Reasons Why Your Pages May Not Be Getting Indexed

0 comments, 02/08/2015, by , in Google, SEO

Index TabsThe quality of content we serve up to readers and search engines today is crucial to our long-term performance in all aspects of web marketing. We can often find ourselves innately focused on a variety of quality aspects in order to please our readers, but quantity still remains important in a few key categories. One of these areas is the number of pages and links we serve up. As long as the content is stable, original and useful, having more links and pages on your domain is a good way to increase visibility and rankings. Unfortunately, some of our pages can wind up being ignored by Google and others from time to time. Below, we’ll outline a few common reasons why this may be happening so that you can fix the problem ASAP.

Typos

This may seem like something that would be uncommon, but common it is indeed. Users who are manually pinging links between pages on their websites can inevitably make a mistake here and there; with 100s of links to add in some cases, it is possible that at least 1 or 2 are incorrect due to typos. This will result in broken links and will make it impossible for Google, Bing, Yahoo and others to find your website if there is a bottleneck in the path to that particular page.
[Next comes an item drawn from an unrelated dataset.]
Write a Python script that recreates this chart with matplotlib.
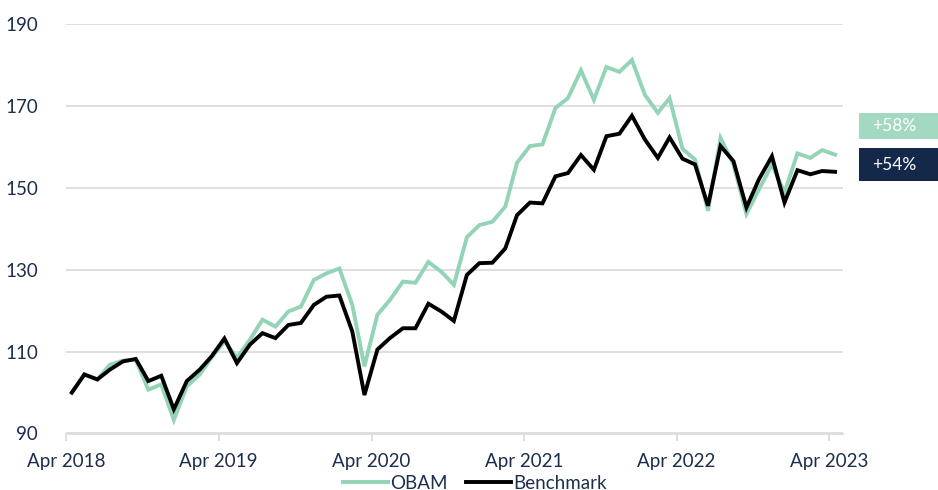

Be sure to examine each individual link to the page(s) in question to ensure that a typo isn’t shutting the page out of search.

Passwords

When it comes to segments of your website that are subscription-only or private in nature, Google will have trouble indexing them if there is a password protection feature enabled on them. Unfortunately, this is not fixable unless you remove the password in question or move the content to a directory that can be crawled by search engine bots.

Nofollow

In some cases, duplication of code from pages that you did not wish search engines to crawl or count can result in non-indexed pages elsewhere. The “nofollow” code can be used to tell search engines not to index specific pages. If it has been used anywhere on your website in the past, then be sure to check the code for the pages that are currently experiencing issues. It may be possible that this tag has been incorporated into the pages in question and could be causing the issues you’re facing.

Lack of External Links

While everything from a purely technical sense may be correct on all of your pages, some pages – particularly those without links pointing to your website – may inevitably disappear over time. When a website is new, most search engines will index and display all pages associated with the website. As time goes on, however, pages that do not have other sites pinging links back to them may be dropped, as this is one indicator to Google and others that the site or page(s) in question do not have valuable content. This is one of the most important reasons why link building remains important. Unfortunately, there is no quick and easy fix to this particular problem.